Splitting for files with different encodings UTF-8, Unicode

airbase3 · August 25, 2012, 10:24pm

I tried to split a large file (12 GB) into multiple smaller files, about 500MB each.
The text file had a BOM (Byte order mask) 0xFF 0xFE - it was unicode.
I wasn’t aware initially that the file was unicode, and tried to split by lines, every 611000 lines, by 0x0D 0x0A (newline).
It was confusing that it didn’t find any occurence in the file of that pattern. (I should have specified 0x0D 0x00 0x0A 0x00)

Another issue is that each file part does not get a BOM, and Notepad will not display the file properly, unless the source file is Ansi. For Unicode, the characters appear separated by extra space in Notepad. If saved in notepad, the file will be corrupted. (0x00 will become space character)
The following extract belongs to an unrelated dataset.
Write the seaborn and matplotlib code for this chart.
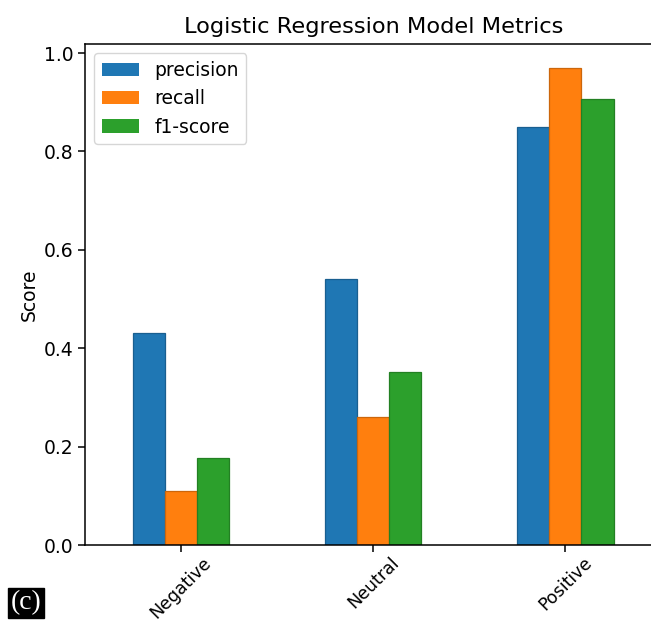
import matplotlib
matplotlib.use("Agg")
import matplotlib.pyplot as plt
import matplotlib.colors as mcolors
import pandas as pd
import seaborn as sns

# Per-class metrics of the logistic regression model
classes = ["Negative", "Neutral", "Positive"]
metrics = ["precision", "recall", "f1-score"]
precision = [0.43, 0.54, 0.85]
recall = [0.11, 0.26, 0.97]
f1_score = [0.177, 0.352, 0.906]

palette = ["#1f77b4", "#ff7f0e", "#2ca02c"]

df = pd.DataFrame({
    "Class": classes * 3,
    "Metric": [m for m in metrics for _ in classes],
    "Score": precision + recall + f1_score,
})

plt.rcParams.update({
    "axes.linewidth": 1.1,
    "xtick.major.size": 4.7,
    "ytick.major.size": 4.7,
    "xtick.major.width": 1.1,
    "ytick.major.width": 1.1,
})

fig = plt.figure(figsize=(6.51, 6.23), dpi=100)
ax = fig.add_axes([0.1306, 0.1252, 0.8856, 0.8042])

sns.barplot(data=df, x="Class", y="Score", hue="Metric", order=classes,
            hue_order=metrics, palette=palette, width=0.5, gap=0,
            saturation=1, errorbar=None, ax=ax)

# darker outline on each bar, like the fill color shaded down
for container, col in zip(ax.containers, palette):
    r, g, b = mcolors.to_rgb(col)
    edge = (r * 0.8, g * 0.8, b * 0.8)
    for patch in container:
        patch.set_edgecolor(edge)
        patch.set_linewidth(0.9)

ax.set_xlim(-0.5, len(classes) - 0.5)
ax.set_ylim(0, max(recall) * 1.05)
ax.set_xlabel("")
ax.set_ylabel("Score", fontsize=13.5)
ax.set_title("Logistic Regression Model Metrics", fontsize=16.2, pad=8)
ax.set_yticks([0.0, 0.2, 0.4, 0.6, 0.8, 1.0])
ax.tick_params(axis="y", labelsize=13.5)
ax.tick_params(axis="x", labelsize=12.5, pad=1.5)
plt.setp(ax.get_xticklabels(), rotation=45, ha="center")

handles, labels = ax.get_legend_handles_labels()
ax.legend(handles, labels, loc="upper left", fontsize=13.5)

# panel tag in the lower-left corner
fig.text(0.016, 0.012, "(c)", color="white", fontsize=20,
         family="Liberation Serif", ha="left", va="bottom",
         bbox=dict(boxstyle="square,pad=0.1", facecolor="black",
                   edgecolor="black"))

fig.savefig("out.png", dpi=100)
I think the application should be aware of encodings (by reading the BOM and checking for unicode characters if BOM is missing), and write BOM at beginning of each generated file part.

I ended up splitting the file with a custom program I wrote, which was already aware of encodings, and had an added benefit. By specifying that each file part should be Ansi (because there weren’t any extended unicode characters in source file), I got files that occupied only 6GB. (half the size).

gdgsupport · August 28, 2012, 4:53pm

Thank you for your feedback. Unicode support will be implemented in next version of GSplit. Until that, you can insert a BOM in each piece with the custom header functionality.